Miss Tibet is from Wisconsin
Miss Tibet is from Wisconsin — and she’s never been to Tibet
How do you have a national beauty pageant when, according to some officials, you don’t even have a nation? Or when the core identity of your nation might not really welcome a beauty pageant at all.
China considers Tibet to be part of China, not an independent country. And there are those who say the very idea of a beauty pageant betrays Tibet’s Buddhist roots. In 2004, the prime minister of the government-in-exile declared it to be “un-Tibetan.”
Though the Dalai Lama doesn’t seem to mind. He’d just like to see the pageant be a little more equal in gender.
“If more people want that, go ahead. I think it should not be only female, but male also,” the Dalai Lama said.
The Miss Tibet pageant was founded in 2002 by a journalist and event producer named Lobsang Wangyal. He started it, in his words, to give Tibetan women a platform to showcase their aspirations and talents. And to bring international attention to Tibet.
Tenzing Lhamo is Miss Tibet 2013
She’s never actually been there, though. And very few of the Miss Tibet contestants have. They’ve grown up scattered around the world, in India, Australia, Switzerland and the US. Tenzing spent her childhood in a Tibetan settlement in Southern India.
“I knew about the Miss India contest, and I always thought that was so cool, but we were like, ‘We’re not Indians, we can’t participate in all that,'” Lhamo said.
She first heard about the Miss Tibet pagent in 2002 after she moved to Madison, Wisconsin. “The Tibetan community is so small, nothing really gets around without everybody knowing about it.”
Beauty pageant contestants will give you lots of reasons why they’re competing: for the money, for their modeling career, for world peace. Tenzing wanted to bring attention to the Tibetan people. And she thought the sash and crown could do it.
“If I go around saying ‘Hey! My name is Tenzing, do you want to learn about Tibet?’ People wouldn’t pay as much attention as if I say, ‘Hey, I’m Miss Tibet and I want to talk about Tibet.'”
Last winter, she mustered the courage to apply online. But when the organizer got in touch with her, she found out it wouldn’t be your typical pageant, with disco balls and dance numbers.
“He kind of hinted, ‘You might not have any competition,'” she said.
The day before her flight to Bylakuppe, India, a Tibetan settlement in southern India, she learned that all the other contestants decided not to compete. There’d been a scandal over the judging in 2011. And the following year, there was no competition at all. So Tenzing won before she even left Wisconsin.
“I just always joke about: ‘I’m the default Miss Tibet,’ and I have had people talk about it on the Internet. ‘Oh she won because she didn’t have any competitors,'” she said. “Sometimes it makes me mad and then I’m like, whatever. It’s kind of funny.”
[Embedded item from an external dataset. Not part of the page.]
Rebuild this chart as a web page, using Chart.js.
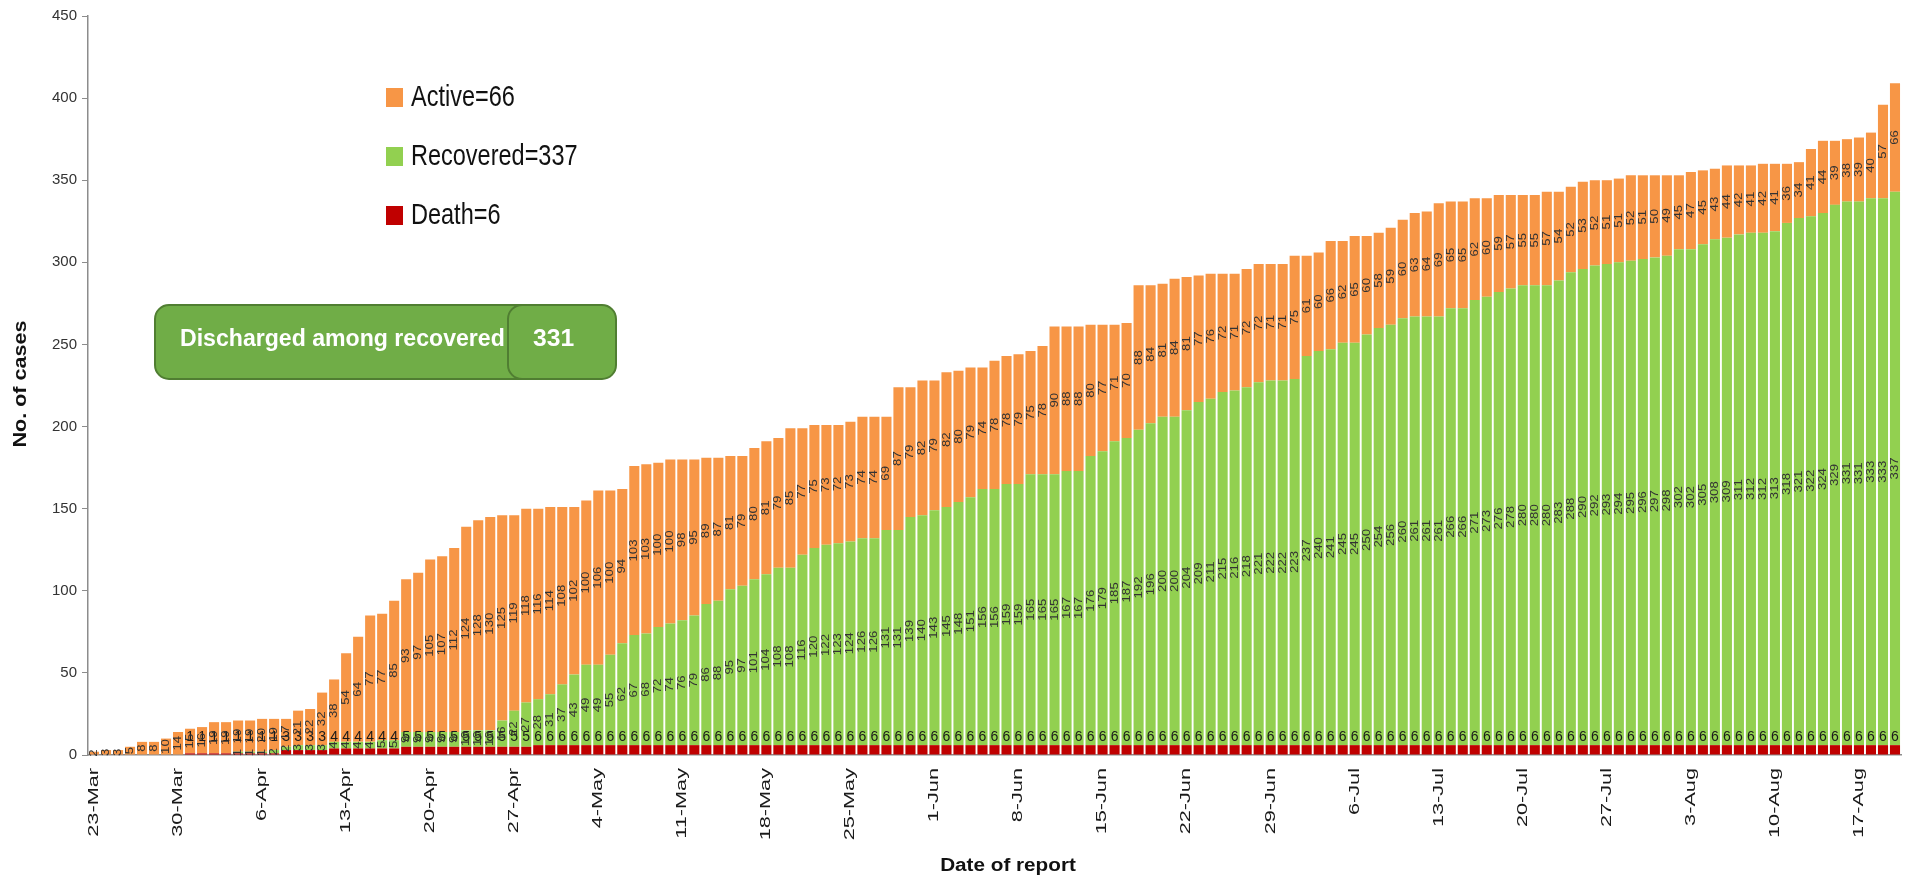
<!DOCTYPE html>
<html>
<head>
<meta charset="utf-8">
<script src="https://cdn.jsdelivr.net/npm/chart.js@4.4.0/dist/chart.umd.min.js"></script>
<style>
  body { margin: 0; background: #fff; }
  #wrap { width: 1912px; height: 881px; }
</style>
</head>
<body>
<div id="wrap"><canvas id="casesChart" width="1912" height="881"></canvas></div>
<script>
// daily cumulative counts, 23-Mar to 20-Aug
const death = [
    0, 0, 0, 0, 0, 0, 0, 0, 1, 1,
    1, 1, 1, 1, 1, 1, 3, 3, 3, 3,
    4, 4, 4, 4, 4, 4, 5, 5, 5, 5,
    5, 5, 5, 5, 5, 5, 5, 6, 6, 6,
    6, 6, 6, 6, 6, 6, 6, 6, 6, 6,
    6, 6, 6, 6, 6, 6, 6, 6, 6, 6,
    6, 6, 6, 6, 6, 6, 6, 6, 6, 6,
    6, 6, 6, 6, 6, 6, 6, 6, 6, 6,
    6, 6, 6, 6, 6, 6, 6, 6, 6, 6,
    6, 6, 6, 6, 6, 6, 6, 6, 6, 6,
    6, 6, 6, 6, 6, 6, 6, 6, 6, 6,
    6, 6, 6, 6, 6, 6, 6, 6, 6, 6,
    6, 6, 6, 6, 6, 6, 6, 6, 6, 6,
    6, 6, 6, 6, 6, 6, 6, 6, 6, 6,
    6, 6, 6, 6, 6, 6, 6, 6, 6, 6, 6
];
const recovered = [
    0, 0, 0, 0, 0, 0, 0, 0, 0, 0,
    0, 0, 1, 1, 1, 2, 2, 3, 3, 3,
    4, 4, 4, 4, 5, 5, 9, 9, 9, 9,
    9, 10, 10, 10, 16, 22, 27, 28, 31, 37,
    43, 49, 49, 55, 62, 67, 68, 72, 74, 76,
    79, 86, 88, 95, 97, 101, 104, 108, 108, 116,
    120, 122, 123, 124, 126, 126, 131, 131, 139, 140,
    143, 145, 148, 151, 156, 156, 159, 159, 165, 165,
    165, 167, 167, 176, 179, 185, 187, 192, 196, 200,
    200, 204, 209, 211, 215, 216, 218, 221, 222, 222,
    223, 237, 240, 241, 245, 245, 250, 254, 256, 260,
    261, 261, 261, 266, 266, 271, 273, 276, 278, 280,
    280, 280, 283, 288, 290, 292, 293, 294, 295, 296,
    297, 298, 302, 302, 305, 308, 309, 311, 312, 312,
    313, 318, 321, 322, 324, 329, 331, 331, 333, 333, 337
];
const active = [
    2, 3, 3, 5, 8, 8, 10, 14, 15, 16,
    19, 19, 19, 19, 20, 19, 17, 21, 22, 32,
    38, 54, 64, 77, 77, 85, 93, 97, 105, 107,
    112, 124, 128, 130, 125, 119, 118, 116, 114, 108,
    102, 100, 106, 100, 94, 103, 103, 100, 100, 98,
    95, 89, 87, 81, 79, 80, 81, 79, 85, 77,
    75, 73, 72, 73, 74, 74, 69, 87, 79, 82,
    79, 82, 80, 79, 74, 78, 78, 79, 75, 78,
    90, 88, 88, 80, 77, 71, 70, 88, 84, 81,
    84, 81, 77, 76, 72, 71, 72, 72, 71, 71,
    75, 61, 60, 66, 62, 65, 60, 58, 59, 60,
    63, 64, 69, 65, 65, 62, 60, 59, 57, 55,
    55, 57, 54, 52, 53, 52, 51, 51, 52, 51,
    50, 49, 45, 47, 45, 43, 44, 42, 41, 42,
    41, 36, 34, 41, 44, 39, 38, 39, 40, 57, 66
];
const discharged = 331;
const yTicks = [0, 50, 100, 150, 200, 250, 300, 350, 400, 450];

const monthNames = ['Jan', 'Feb', 'Mar', 'Apr', 'May', 'Jun', 'Jul', 'Aug', 'Sep', 'Oct', 'Nov', 'Dec'];
const dateLabels = active.map((_, i) => {
    const d = new Date(2020, 2, 23 + i);
    return d.getDate() + '-' + monthNames[d.getMonth()];
});

const COLORS = { death: '#C00000', recovered: '#92D050', active: '#F79646' };
const TEXT = '#262626';

// stretched text helper (the original export is a bit stretched)
function drawText(ctx, text, x, y, font, opts = {}) {
    ctx.save();
    ctx.translate(x, y);
    if (opts.rotate) ctx.rotate(opts.rotate);
    ctx.scale(opts.sx || 1, opts.sy || 1);
    ctx.font = font;
    ctx.fillStyle = opts.color || TEXT;
    ctx.textAlign = opts.align || 'center';
    ctx.textBaseline = opts.baseline || 'middle';
    ctx.fillText(text, 0, 0);
    ctx.restore();
}

const barLabels = {
    id: 'barLabels',
    afterDatasetsDraw(chart) {
        const ctx = chart.ctx;
        chart.data.datasets.forEach((ds, di) => {
            const meta = chart.getDatasetMeta(di);
            meta.data.forEach((bar, i) => {
                const v = ds.data[i];
                if (!v) return;
                if (di === 0) {
                    drawText(ctx, String(v), bar.x, bar.base - 17, '14px "Liberation Sans"', { color: '#1a1a1a' });
                } else {
                    const cy = (bar.y + bar.base) / 2;
                    drawText(ctx, String(v), bar.x, cy, '11px "Liberation Sans"',
                        { rotate: -Math.PI / 2, sx: 1.2, color: '#333' });
                }
            });
        });
    }
};

const decorations = {
    id: 'decorations',
    afterDraw(chart) {
        const ctx = chart.ctx;
        const xs = chart.scales.x;
        const ys = chart.scales.y;
        const area = chart.chartArea;

        // y tick labels
        yTicks.forEach(t => {
            drawText(ctx, String(t), area.left - 11, ys.getPixelForValue(t), '15px "Liberation Sans"',
                { align: 'right', color: '#333' });
        });

        // x labels every 7 days
        dateLabels.forEach((lab, i) => {
            if (i % 7 !== 0) return;
            drawText(ctx, lab, xs.getPixelForValue(i), area.bottom + 13, '14px "Liberation Sans"',
                { rotate: -Math.PI / 2, sx: 1.55, align: 'right', color: '#1a1a1a' });
        });

        // axis titles
        drawText(ctx, 'No. of cases', 21, 384, 'bold 18px "Liberation Sans"',
            { rotate: -Math.PI / 2, sx: 1.2, color: '#111' });
        drawText(ctx, 'Date of report', 1008, 866, 'bold 18px "Liberation Sans"',
            { sx: 1.15, color: '#111' });

        // legend
        const legendItems = [
            { text: 'Active=' + active[active.length - 1], color: COLORS.active, y: 98 },
            { text: 'Recovered=' + recovered[recovered.length - 1], color: COLORS.recovered, y: 157 },
            { text: 'Death=' + death[death.length - 1], color: COLORS.death, y: 216 }
        ];
        legendItems.forEach(item => {
            ctx.fillStyle = item.color;
            ctx.fillRect(386, item.y - 10, 17, 19);
            drawText(ctx, item.text, 411, item.y, '25px "Liberation Sans"',
                { align: 'left', sx: 0.94, sy: 1.15, color: '#111' });
        });

        // discharged box
        ctx.save();
        ctx.lineWidth = 2;
        ctx.strokeStyle = '#507E32';
        ctx.fillStyle = '#70AD47';
        ctx.beginPath();
        ctx.roundRect(155, 305, 424, 74, 14);
        ctx.fill();
        ctx.stroke();
        ctx.beginPath();
        ctx.roundRect(508, 305, 108, 74, 14);
        ctx.fill();
        ctx.stroke();
        ctx.restore();
        drawText(ctx, 'Discharged among recovered', 180, 340, 'bold 22px "Liberation Sans"',
            { align: 'left', sx: 1.05, sy: 1.05, color: '#fff' });
        drawText(ctx, String(discharged), 533, 340, 'bold 22px "Liberation Sans"',
            { align: 'left', sx: 1.12, sy: 1.05, color: '#fff' });
    }
};

const ctx = document.getElementById('casesChart').getContext('2d');

new Chart(ctx, {
    type: 'bar',
    data: {
        labels: dateLabels,
        datasets: [
            { label: 'Death', data: death, backgroundColor: COLORS.death },
            { label: 'Recovered', data: recovered, backgroundColor: COLORS.recovered },
            { label: 'Active', data: active, backgroundColor: COLORS.active }
        ]
    },
    options: {
        responsive: false,
        animation: false,
        datasets: {
            bar: { barPercentage: 0.84, categoryPercentage: 1, borderWidth: 0 }
        },
        layout: {
            padding: { top: 16, right: 11, left: 0, bottom: 0 }
        },
        plugins: {
            legend: { display: false },
            tooltip: { enabled: false }
        },
        scales: {
            x: {
                stacked: true,
                grid: { display: false },
                border: { display: true, color: '#8c8c8c', width: 1.5 },
                ticks: { display: false },
                afterFit: s => { s.height = 126; }
            },
            y: {
                stacked: true,
                min: 0,
                max: 450,
                grid: { display: true, drawOnChartArea: false, drawTicks: true, tickLength: 6, color: '#8c8c8c' },
                border: { display: true, color: '#8c8c8c', width: 1.5 },
                ticks: { display: false, stepSize: 50 },
                afterFit: s => { s.width = 88; }
            }
        }
    },
    plugins: [barLabels, decorations]
});
</script>
</body>
</html>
Despite the lack of competition, Lobsang told her the show would go on.
“He was trying to tell me that there would be a show and I would have to perform and everything,” she recalled. “I told him, ‘You know, I’m not the performing type, I’m not going to dance in front of people.’ I said: ‘I’ll give a speech.'”
So she spoke before a small gathering about oppression in Tibet and the rising number of self-immolations there.
“That is one of the most important things in life — having the dignity of living as a human being with your voice being heard and that’s not happening in Tibet. It’s being suppressed,” Lhamo said.
It’s not the first time a Miss Tibet has taken a stand.
Back in 2006, when Miss Tibet competed in the Miss Tourism Pageant in Malaysia, representatives of the Chinese government demanded that her sash say “Miss Tibet-China.” She refused to compete. It happened again in 2011 at the Miss Asia Pacific World competition: China wanted Miss Tibet’s sash to read “Miss Tibet-China”.
She competed as “Miss Tibet Swiss,” instead.
It may seem kind of trivial, but Tenzing sees power in what a pageant sash says. “Seeing Miss Tibet with the sash ‘Miss Tibet’ out with the rest of the world, it kind of makes you feel proud and gives people hope … people are actually receiving us and acknowledging us.”
This weekend, Tenzing Lhamo will surrender her title to the next winner of the Miss Tibet pageant.
It’s a safe bet that the winner will be Tenzin Yangzom, because for the second year in a row, the Miss Tibet beauty pageant has only one contestant.